Understanding of your investment goals
• It's easier to achieve what you want if you have a clear target and this is no different when investing. Your investment strategy and approach will differ depending on whether you are saving for short-term or long-term goals. The amount of time you have to invest and the level of growth you hope to realize will influence the type of assets you should choose and the level of risk you should take.
Understand your risk tolerance
• As Warren Buffet explains, risk comes from not knowing what you're doing. This is especially true for self-directed investors and is best measured by one's ability to handle investment loss. Unfortunately, risk is a fundamental part of investment management; as a self-directed investor you need to understand the level of risk (potential loss) you are willing to take in the hope of longer term gains.
Understand where to invest
• Creating a suitable asset allocation based on investment goals and risk tolerance is the Achilles heel of many self-directed investors. Investing across a range of asset classes that are aligned to your overall objectives is a vital step for any DIY investor. By diversifying your money across different investments, you can help reduce short-term investment volatility and increase long-term growth. As the saying goes: Don't put all your eggs in one basket!

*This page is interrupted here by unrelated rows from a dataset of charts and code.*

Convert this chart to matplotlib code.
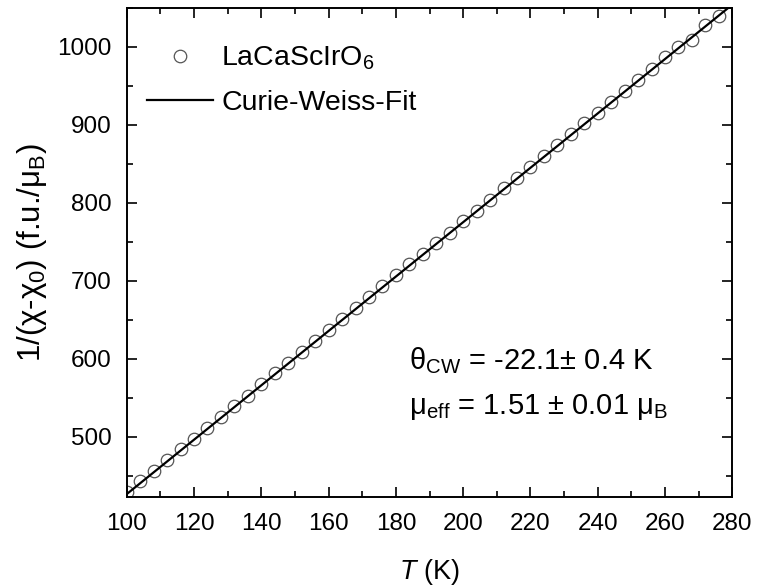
import numpy as np
import matplotlib
matplotlib.use("Agg")
import matplotlib.pyplot as plt
from matplotlib.ticker import MultipleLocator

plt.rcParams['font.family'] = ['Liberation Sans', 'DejaVu Sans']
plt.rcParams['mathtext.fontset'] = 'custom'
plt.rcParams['mathtext.rm'] = 'Liberation Sans'
plt.rcParams['mathtext.it'] = 'Liberation Sans:italic'

# inverse susceptibility, measured every 4 K
temperature = [100, 104, 108, 112, 116, 120, 124, 128, 132, 136,
               140, 144, 148, 152, 156, 160, 164, 168, 172, 176,
               180, 184, 188, 192, 196, 200, 204, 208, 212, 216,
               220, 224, 228, 232, 236, 240, 244, 248, 252, 256,
               260, 264, 268, 272, 276]
inv_chi = [428.9, 443.0, 455.9, 470.1, 483.8, 497.4, 511.6, 525.7, 538.6, 552.3,
           567.4, 581.0, 595.0, 609.0, 622.9, 636.8, 650.5, 664.8, 678.6, 692.8,
           707.0, 721.0, 734.4, 748.4, 761.8, 776.4, 789.9, 803.9, 818.5, 832.2,
           846.0, 860.1, 873.8, 888.0, 901.9, 915.6, 930.0, 944.0, 958.0, 972.0,
           986.5, 1000.0, 1009.5, 1028.5, 1039.5]

# Curie-Weiss fit: 1/chi = (T - theta) / C
theta_cw = -22.1
fit_slope = 3.49
fit_T = np.array([98.0, 282.0])
fit_y = fit_slope * (fit_T - theta_cw)

fig = plt.figure(figsize=(7.57, 5.88), dpi=100)
ax = fig.add_axes([0.1674, 0.1542, 0.8, 0.8322])

ax.plot(temperature, inv_chi, 'o', mfc='none', mec='#555555', ms=9, mew=0.9,
        label=r'LaCaScIrO$_6$')
ax.plot(fit_T, fit_y, '-', color='black', lw=1.6, label='Curie-Weiss-Fit')

ax.set_xlim(100, 280)
ax.set_ylim(422, 1050)
ax.xaxis.set_major_locator(MultipleLocator(20))
ax.xaxis.set_minor_locator(MultipleLocator(10))
ax.yaxis.set_major_locator(MultipleLocator(100))
ax.yaxis.set_minor_locator(MultipleLocator(50))
ax.tick_params(which='both', direction='in', top=True, right=True, width=1.2)
ax.tick_params(which='major', length=7, labelsize=17.5, pad=11)
ax.tick_params(which='minor', length=4)
for sp in ax.spines.values():
    sp.set_linewidth(1.4)

ax.set_xlabel(r'$T$ (K)', fontsize=19.5, labelpad=16)
ax.set_ylabel(r'1/(χ-χ$_0$) (f.u./μ$_\mathrm{B}$)', fontsize=22.5, labelpad=6)

ax.legend(loc='upper left', bbox_to_anchor=(-0.004, 0.972), frameon=False,
          fontsize=20.5, handlelength=2.3, handletextpad=0.3, labelspacing=0.62,
          borderaxespad=0.4)

ax.text(0.466, 0.28, r'θ$_\mathrm{CW}$ = -22.1± 0.4 K', transform=ax.transAxes,
        fontsize=21, va='center')
ax.text(0.466, 0.185, r'μ$_\mathrm{eff}$ = 1.51 ± 0.01 μ$_\mathrm{B}$', transform=ax.transAxes,
        fontsize=21, va='center')

fig.savefig('out.png', dpi=100)
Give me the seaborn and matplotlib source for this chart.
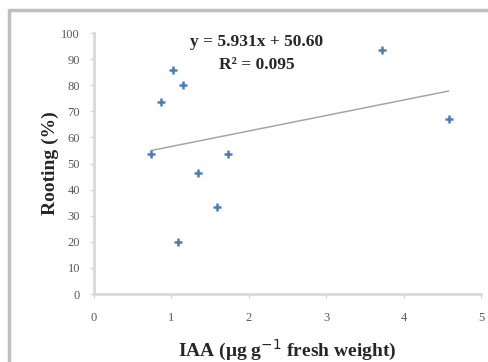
import numpy as np
import pandas as pd
import matplotlib
matplotlib.use("Agg")
import matplotlib.pyplot as plt
import seaborn as sns
from matplotlib.lines import Line2D

# data
iaa = [1.02, 1.15, 0.86, 0.74, 1.73, 1.35, 1.59, 1.08, 3.72, 4.58]
rooting = [86, 80, 73.5, 53.5, 53.5, 46.5, 33.5, 20, 93.5, 67]
slope = 5.931
intercept = 50.60
r2 = 0.095
x_ticks = [0, 1, 2, 3, 4, 5]
y_ticks = [0, 10, 20, 30, 40, 50, 60, 70, 80, 90, 100]

df = pd.DataFrame({"IAA": iaa, "Rooting": rooting})

sns.set_theme(style="white")
plt.rcParams['font.family'] = ['Liberation Serif', 'DejaVu Serif']

fig = plt.figure(figsize=(4.88, 3.62), dpi=100)
ax = fig.add_axes([0.1926, 0.1878, 0.7931, 0.721])

# trend line from the fitted equation
xs = np.array([min(iaa), max(iaa)])
ax.plot(xs, slope * xs + intercept, color='#a6a6a6', lw=1.1, zorder=1)

sns.scatterplot(data=df, x="IAA", y="Rooting", marker="+", s=30,
                linewidth=1.8, color='#4a7ebb', ax=ax, zorder=2)

ax.text(2.1, 96.5, "y = 5.931x + 50.60", ha='center', va='center',
        fontsize=12.5, fontweight='bold')
ax.text(2.1, 87.7, "R² = 0.095", ha='center', va='center',
        fontsize=12.5, fontweight='bold')

ax.set_xlim(0, 5)
ax.set_ylim(0, 100)
ax.set_xticks(x_ticks)
ax.set_yticks(y_ticks)
ax.tick_params(axis='both', labelsize=9, colors='#d9d9d9', labelcolor='#595959',
               length=3, width=1, direction='out', left=True, bottom=True)
ax.tick_params(axis='x', pad=10)
ax.tick_params(axis='y', pad=7)

for side in ['top', 'right']:
    ax.spines[side].set_visible(False)
for side in ['left', 'bottom']:
    ax.spines[side].set_color('#d9d9d9')
    ax.spines[side].set_linewidth(2)

ax.set_xlabel("IAA (μg g$^{-1}$ fresh weight)", fontsize=14, fontweight='bold', labelpad=10)
ax.set_ylabel("Rooting (%)", fontsize=14, fontweight='bold', labelpad=2)

# outer chart border (top and left visible)
fig.add_artist(Line2D([9 / 488, 9 / 488], [0, 1 - 10 / 362], color='#bfbfbf', lw=2.5,
                      transform=fig.transFigure))
fig.add_artist(Line2D([9 / 488, 1], [1 - 10 / 362, 1 - 10 / 362], color='#bfbfbf', lw=2.5,
                      transform=fig.transFigure))

fig.savefig("out.png", dpi=100)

Understand that you may need help
• For some, managing their own investments is the way to go, for most it is a time and labour-intensive path where the benefits don't necessarily outweigh the costs and commitment. Demands from our careers, family and the other aspects of our busy lives mean we have limited time required to be our own full time financial manager.
For those who do decide to go it on their own, it may be wise to see a fee-based advisor to get objective advice on your investment strategy approach. Fee-based advisors charge up-front hourly rates for their time and can help you map out an investment plan that you can implement on your own. However, if you feel you have the ability, time and discipline to manage your own investments, you may be quite capable of making the right decisions without the help of an advisor. Like everything else in investing, one size does not fit all.